Un pôle de stabilité dans une région sous tension

La décision de Fitch intervient dans un environnement régional fragilisé. La bande sahélienne fait face à une intensification des risques sécuritaires. Les marchés obligataires de certains pays voisins sont soumis à une pression accrue, comme en témoigne la dégradation récente de la note souveraine du Sénégal.

Dans ce contexte, la Côte d’Ivoire apparaît comme un pôle de stabilité relative. L’agence met en avant la stabilité retrouvée de l’environnement politique, illustrée par la tenue sans heurts de la dernière présidentielle, qui renforce la prévisibilité des politiques publiques.

Pour les investisseurs internationaux, cette combinaison de croissance soutenue, de discipline budgétaire et de stabilité politique fait de la Côte d’Ivoire un point d’ancrage dans une région perçue comme risquée. Cela peut se traduire par une demande plus soutenue pour ses émissions de dette, une compression progressive des spreads et de meilleures conditions de financement sur les marchés internationaux et régionaux.

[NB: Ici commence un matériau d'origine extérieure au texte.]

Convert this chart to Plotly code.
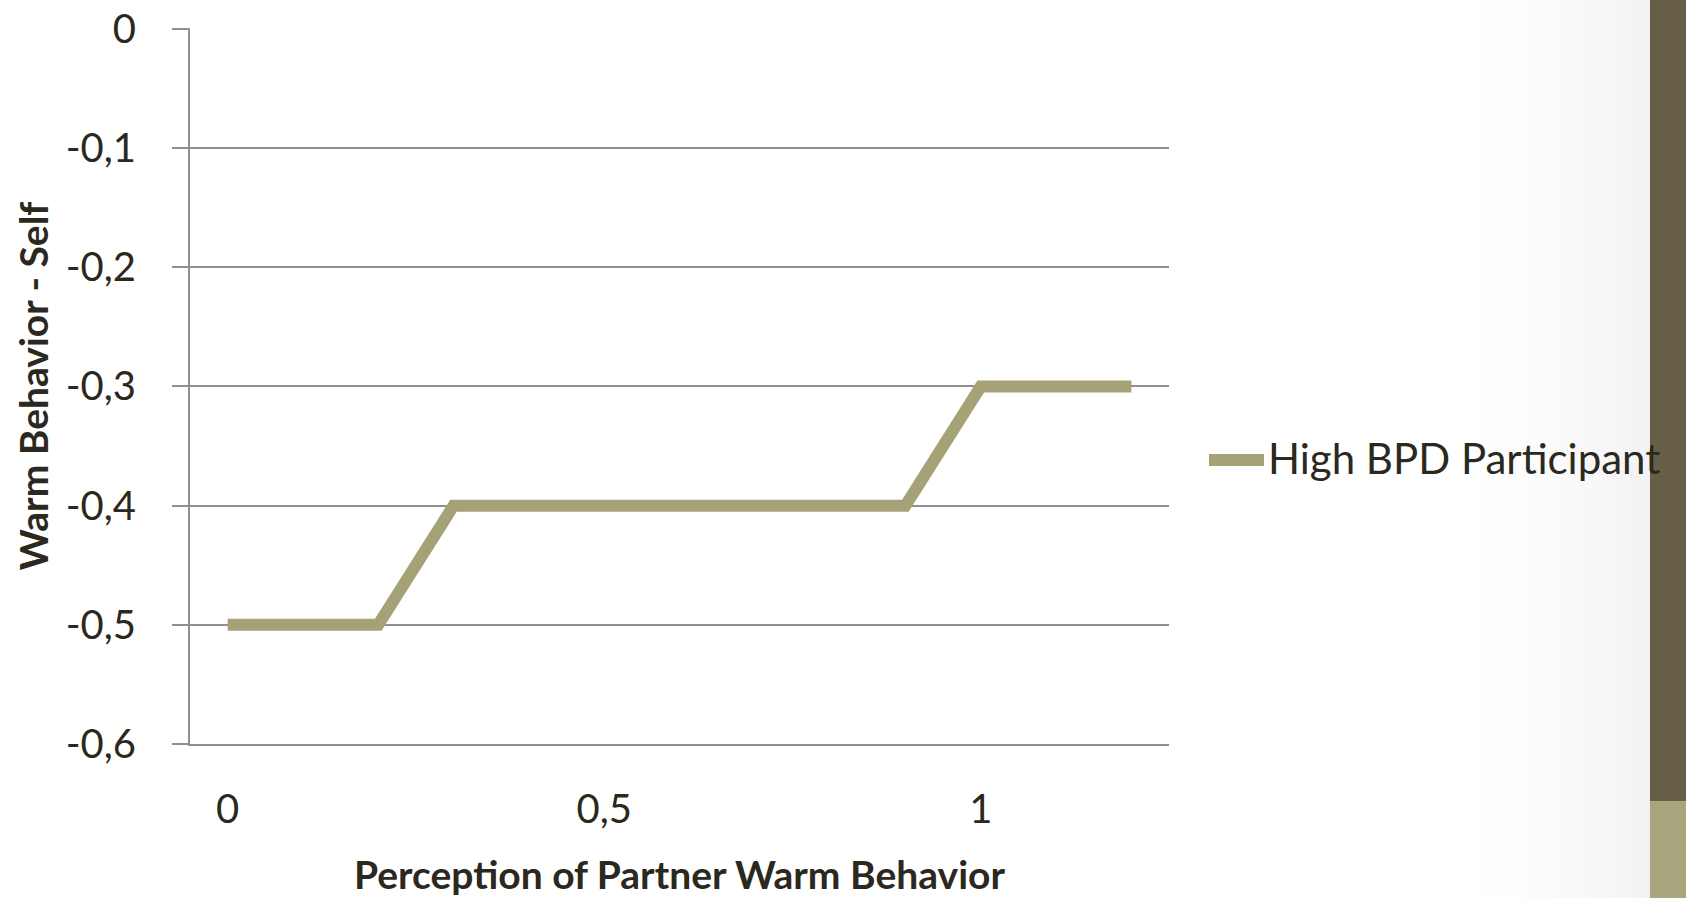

Un signal fort à l’adresse des marchés

La nouvelle notation « BB avec perspective stable » envoie un signal à plusieurs niveaux. Pour les gestionnaires de portefeuilles obligataires, elle renforce l’argument en faveur d’une exposition accrue à la dette ivoirienne, jugée plus solide que celle d’autres signatures africaines de même catégorie ou inférieure.

Pour les investisseurs stratégiques intéressés par les secteurs pétrolier, gazier, minier, agricole ou industriel, elle crédibilise davantage le discours officiel sur la stabilité du cadre macroéconomique et la soutenabilité de l’endettement public.

Enfin, pour les institutions multilatérales et partenaires bilatéraux, elle confirme que la Côte d’Ivoire reste un emprunteur fiable, capable de maintenir une trajectoire de finances publiques cohérente malgré un agenda d’investissements lourds dans les infrastructures, l’énergie et les services sociaux.

La contrepartie : des attentes renforcées

Si le surclassement de Fitch est un motif de satisfaction pour Abidjan, il crée également un niveau d’attente plus élevé. Les marchés scruteront de près la capacité du pays à maintenir un rythme de croissance proche ou supérieur à 6 %, à poursuivre l’augmentation des recettes fiscales sans casser la dynamique du secteur privé, à contenir le déficit autour de 3 % du PIB et à gérer prudemment les nouveaux emprunts pour éviter tout surendettement lié à des projets peu productifs.

Dans un monde où les agences n’hésitent plus à sanctionner rapidement les dérives, comme l’illustrent les dégradations récentes de pays développés et émergents, la Côte d’Ivoire devra confirmer par les faits ce vote de confiance.

Pour l’heure, la décision de Fitch ancre un constat : la Côte d’Ivoire est en train de s’installer dans le haut du panier africain en matière de crédit souverain. Reste à savoir si ce statut sera le point de départ d’une marche vers l’Investment Grade, ou le plafond d’une trajectoire qui dépendra autant de la conjoncture mondiale que de la capacité du pays à poursuivre, sans relâche, ses réformes et sa diversification économique.